» **Problem**: No images are to be carried over; print all other material exactly as it stands.

BEGIN Stored data

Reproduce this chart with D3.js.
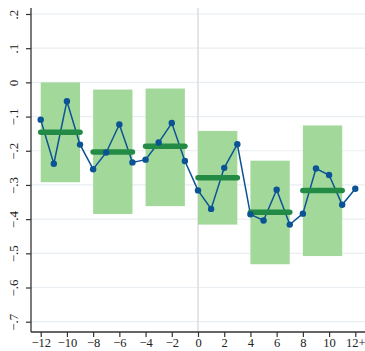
<!DOCTYPE html>
<html><head><meta charset="utf-8">
<script src="https://cdn.jsdelivr.net/npm/d3@7"></script>
<style>body{margin:0;background:#fff}svg{display:block}</style>
</head><body><svg id="c" width="365" height="351"></svg>
<script>
const eventTimes = [-12,-11,-10,-9,-8,-7,-6,-5,-4,-3,-2,-1,0,1,2,3,4,5,6,7,8,9,10,11,12];
const estimates = [-0.109,-0.238,-0.055,-0.182,-0.254,-0.205,-0.123,-0.234,-0.226,-0.176,-0.119,-0.230,
  -0.316,-0.370,-0.250,-0.181,-0.386,-0.404,-0.314,-0.416,-0.384,-0.252,-0.271,-0.358,-0.311];
const binStart = [-12,-8,-4,0,4,8];
const binEnd = [-9,-5,-1,3,7,11];
const binMean = [-0.146,-0.204,-0.187,-0.279,-0.380,-0.316];
const binLow = [-0.292,-0.385,-0.362,-0.416,-0.532,-0.508];
const binHigh = [0.0,-0.021,-0.018,-0.142,-0.229,-0.126];
const yTicks = [0.2,0.1,0,-0.1,-0.2,-0.3,-0.4,-0.5,-0.6,-0.7];
const xTicks = [-12,-10,-8,-6,-4,-2,0,2,4,6,8,10,12];
const xTickLabels = ["\u221212","\u221210","\u22128","\u22126","\u22124","\u22122","0","2","4","6","8","10","12+"];

const svg = d3.select("#c");
const L=31,R=365,T=8,B=332;
const x = d3.scaleLinear().domain([-12.74,12.74]).range([L,R]);
const y = d3.scaleLinear().domain([0.2,-0.7]).range([14,321.7]);
const font = "'Liberation Serif', 'DejaVu Serif', serif";

// grid
svg.append("g").selectAll("line").data(yTicks).join("line")
  .attr("x1",L).attr("x2",R).attr("y1",d=>y(d)).attr("y2",d=>y(d))
  .attr("stroke","#e8eef1").attr("stroke-width",1.2);
// vertical zero line
svg.append("line").attr("x1",x(0)).attr("x2",x(0)).attr("y1",T).attr("y2",B)
  .attr("stroke","#dcdcdc").attr("stroke-width",1.5);

// bars
svg.append("g").selectAll("rect").data(binStart).join("rect")
  .attr("x",(d,i)=>x(binStart[i])).attr("width",(d,i)=>x(binEnd[i])-x(binStart[i]))
  .attr("y",(d,i)=>y(binHigh[i])).attr("height",(d,i)=>y(binLow[i])-y(binHigh[i]))
  .attr("fill","#a2d99b");

// series line
const pts = eventTimes.map((t,i)=>[t,estimates[i]]);
svg.append("path").datum(pts)
  .attr("d", d3.line().x(d=>x(d[0])).y(d=>y(d[1])))
  .attr("fill","none").attr("stroke","#0b5394").attr("stroke-width",1.5);

// mean lines
svg.append("g").selectAll("line").data(binMean).join("line")
  .attr("x1",(d,i)=>x(binStart[i])).attr("x2",(d,i)=>x(binEnd[i]))
  .attr("y1",d=>y(d)).attr("y2",d=>y(d))
  .attr("stroke","#238b45").attr("stroke-width",5.5).attr("stroke-linecap","round");

// points
svg.append("g").selectAll("circle").data(pts).join("circle")
  .attr("cx",d=>x(d[0])).attr("cy",d=>y(d[1])).attr("r",3.2)
  .attr("fill","#0b5394");

// axes
const yAxis = svg.append("g").attr("transform",`translate(${L},0)`)
  .call(d3.axisLeft(y).tickValues(yTicks).tickSize(5).tickFormat(d=> d===0?"0":(d<0?"\u2212":"")+String(Math.abs(d).toFixed(1)).replace(/^0/,"")));
yAxis.select(".domain").attr("d",`M0,${T}V${B}`).attr("stroke","#333").attr("stroke-width",1.3);
yAxis.selectAll(".tick line").attr("stroke","#333").attr("stroke-width",1.2);
yAxis.selectAll(".tick text").attr("font-family",font).attr("font-size",13).attr("fill","#222")
  .attr("text-anchor","middle")
  .attr("transform","translate(-10,0) rotate(-90)").attr("x",0).attr("y",0).attr("dy","-0.2em");

const xAxis = svg.append("g").attr("transform",`translate(0,${B})`)
  .call(d3.axisBottom(x).tickValues(xTicks).tickSize(5).tickFormat((d,i)=>xTickLabels[i]));
xAxis.select(".domain").attr("d",`M${L},0H${R}`).attr("stroke","#333").attr("stroke-width",1.3);
xAxis.selectAll(".tick line").attr("stroke","#333").attr("stroke-width",1.2);
xAxis.selectAll(".tick text").attr("font-family",font).attr("font-size",12.5).attr("fill","#222")
  .attr("y",6.5).attr("dy","0.71em");
</script></body></html>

END Stored data

» **Result for this exercise**:
Reproduce this chart with D3.js.
<!DOCTYPE html>
<html><head><meta charset="utf-8">
<script src="https://cdn.jsdelivr.net/npm/d3@7"></script>
<style>body{margin:0;background:#fff}svg{display:block}</style>
</head><body><svg id="c" width="365" height="351"></svg>
<script>
const eventTimes = [-12,-11,-10,-9,-8,-7,-6,-5,-4,-3,-2,-1,0,1,2,3,4,5,6,7,8,9,10,11,12];
const estimates = [-0.109,-0.238,-0.055,-0.182,-0.254,-0.205,-0.123,-0.234,-0.226,-0.176,-0.119,-0.230,
  -0.316,-0.370,-0.250,-0.181,-0.386,-0.404,-0.314,-0.416,-0.384,-0.252,-0.271,-0.358,-0.311];
const binStart = [-12,-8,-4,0,4,8];
const binEnd = [-9,-5,-1,3,7,11];
const binMean = [-0.146,-0.204,-0.187,-0.279,-0.380,-0.316];
const binLow = [-0.292,-0.385,-0.362,-0.416,-0.532,-0.508];
const binHigh = [0.0,-0.021,-0.018,-0.142,-0.229,-0.126];
const yTicks = [0.2,0.1,0,-0.1,-0.2,-0.3,-0.4,-0.5,-0.6,-0.7];
const xTicks = [-12,-10,-8,-6,-4,-2,0,2,4,6,8,10,12];
const xTickLabels = ["\u221212","\u221210","\u22128","\u22126","\u22124","\u22122","0","2","4","6","8","10","12+"];

const svg = d3.select("#c");
const L=31,R=365,T=8,B=332;
const x = d3.scaleLinear().domain([-12.74,12.74]).range([L,R]);
const y = d3.scaleLinear().domain([0.2,-0.7]).range([14,321.7]);
const font = "'Liberation Serif', 'DejaVu Serif', serif";

// grid
svg.append("g").selectAll("line").data(yTicks).join("line")
  .attr("x1",L).attr("x2",R).attr("y1",d=>y(d)).attr("y2",d=>y(d))
  .attr("stroke","#e8eef1").attr("stroke-width",1.2);
// vertical zero line
svg.append("line").attr("x1",x(0)).attr("x2",x(0)).attr("y1",T).attr("y2",B)
  .attr("stroke","#dcdcdc").attr("stroke-width",1.5);

// bars
svg.append("g").selectAll("rect").data(binStart).join("rect")
  .attr("x",(d,i)=>x(binStart[i])).attr("width",(d,i)=>x(binEnd[i])-x(binStart[i]))
  .attr("y",(d,i)=>y(binHigh[i])).attr("height",(d,i)=>y(binLow[i])-y(binHigh[i]))
  .attr("fill","#a2d99b");

// series line
const pts = eventTimes.map((t,i)=>[t,estimates[i]]);
svg.append("path").datum(pts)
  .attr("d", d3.line().x(d=>x(d[0])).y(d=>y(d[1])))
  .attr("fill","none").attr("stroke","#0b5394").attr("stroke-width",1.5);

// mean lines
svg.append("g").selectAll("line").data(binMean).join("line")
  .attr("x1",(d,i)=>x(binStart[i])).attr("x2",(d,i)=>x(binEnd[i]))
  .attr("y1",d=>y(d)).attr("y2",d=>y(d))
  .attr("stroke","#238b45").attr("stroke-width",5.5).attr("stroke-linecap","round");

// points
svg.append("g").selectAll("circle").data(pts).join("circle")
  .attr("cx",d=>x(d[0])).attr("cy",d=>y(d[1])).attr("r",3.2)
  .attr("fill","#0b5394");

// axes
const yAxis = svg.append("g").attr("transform",`translate(${L},0)`)
  .call(d3.axisLeft(y).tickValues(yTicks).tickSize(5).tickFormat(d=> d===0?"0":(d<0?"\u2212":"")+String(Math.abs(d).toFixed(1)).replace(/^0/,"")));
yAxis.select(".domain").attr("d",`M0,${T}V${B}`).attr("stroke","#333").attr("stroke-width",1.3);
yAxis.selectAll(".tick line").attr("stroke","#333").attr("stroke-width",1.2);
yAxis.selectAll(".tick text").attr("font-family",font).attr("font-size",13).attr("fill","#222")
  .attr("text-anchor","middle")
  .attr("transform","translate(-10,0) rotate(-90)").attr("x",0).attr("y",0).attr("dy","-0.2em");

const xAxis = svg.append("g").attr("transform",`translate(0,${B})`)
  .call(d3.axisBottom(x).tickValues(xTicks).tickSize(5).tickFormat((d,i)=>xTickLabels[i]));
xAxis.select(".domain").attr("d",`M${L},0H${R}`).attr("stroke","#333").attr("stroke-width",1.3);
xAxis.selectAll(".tick line").attr("stroke","#333").attr("stroke-width",1.2);
xAxis.selectAll(".tick text").attr("font-family",font).attr("font-size",12.5).attr("fill","#222")
  .attr("y",6.5).attr("dy","0.71em");
</script></body></html>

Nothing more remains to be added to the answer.